Additionally, Kean highlights the safety, economic, and environmental benefits of Permian Highway, writing:
Pipelines are the safest way of transporting the energy we all need to sustain our economy and way of life. Unlike roads, rail lines and power lines, pipelines move this energy underground with the ground above restored following construction. The 810 miles of pipelines already operating in the Hill Country today include Kinder Morgan’s Hill Country Pipeline, which has operated safely for decades. Actually, we’d argue that the pipelines in the Hill Country are safer than some of the roads Texans travel routinely.
The Permian Highway Pipeline has provided more than 2,000 well-paying jobs. It will reduce wasteful and environmentally destructive flaring in West Texas and will benefit countless people in Texas and elsewhere. We have chosen the route carefully and paid landowners handsomely for the easements. We will restore the land when construction is complete and have secured significant additional lands for endangered species habitat. Shutting down the pipeline, as some have demanded, denies these benefits and sends over 2,000 workers home months ahead of the project’s anticipated completion early next year.

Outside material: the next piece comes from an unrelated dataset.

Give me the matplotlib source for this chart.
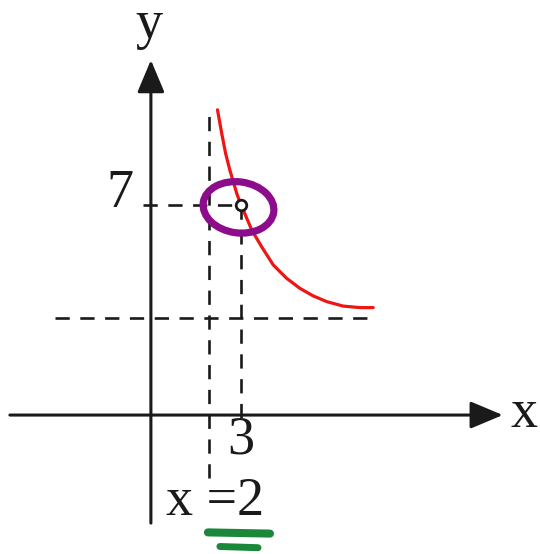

Kean also emphasizes the extensive public outreach that has been performed regarding the pipeline’s route, which included five public meetings as well as hundreds of additional meetings with individual landowners – resulting in over 150 individual adjustments to the proposed pipeline route based on feedback from landowners and the community.
Now, heeding feedback from community members and in close coordination with local officials, the U.S. Army Corps of Engineers, and the Texas Railroad Commission, Kinder Morgan has continued to build on their commitment to safety and environmental conservation while meeting American energy needs by re-routing Permian Highway around the Blanco River.
As Kean concludes, now more than ever before, it is “important to focus on facts and not fear. Those facts bear out what we all know: landowners in Texas and across America have long lived in safe proximity to pipelines, enjoying the benefits of both affordable energy and a clean environment.”